Connecting Metabolic Rewiring With Phenotype Switching in Melanoma.
Falletta P., Goding CR., Vivas-García Y.
Melanoma is a complex and aggressive cancer type that contains different cell subpopulations displaying distinct phenotypes within the same tumor. Metabolic reprogramming, a hallmark of cell transformation, is essential for melanoma cells to adopt different phenotypic states necessary for adaptation to changes arising from a dynamic milieu and oncogenic mutations. Increasing evidence demonstrates how melanoma cells can exhibit distinct metabolic profiles depending on their specific phenotype, allowing adaptation to hostile microenvironmental conditions, such as hypoxia or nutrient depletion. For instance, increased glucose consumption and lipid anabolism are associated with proliferation, while a dependency on exogenous fatty acids and an oxidative state are linked to invasion and metastatic dissemination.
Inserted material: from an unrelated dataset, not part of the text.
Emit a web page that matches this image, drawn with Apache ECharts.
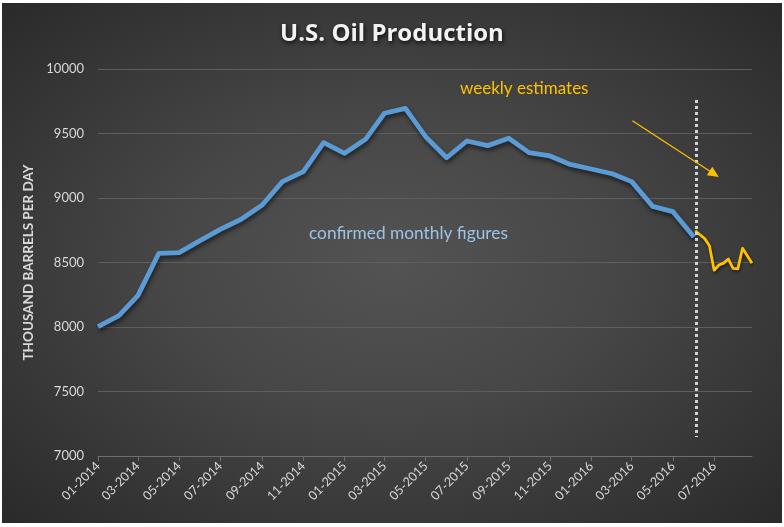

How these different metabolic dependencies are integrated with specific cell phenotypes is poorly understood and little is known about metabolic changes underpinning melanoma metastasis. Recent evidence suggests that metabolic rewiring engaging transitions to invasion and metastatic progression may be dependent on several factors, such as specific oncogenic programs or lineage-restricted mechanisms controlling cell metabolism, intra-tumor microenvironmental cues and anatomical location of metastasis. In this review we highlight how the main molecular events supporting melanoma metabolic rewiring and phenotype-switching are parallel and interconnected events that dictate tumor progression and metastatic dissemination through interplay with the tumor microenvironment.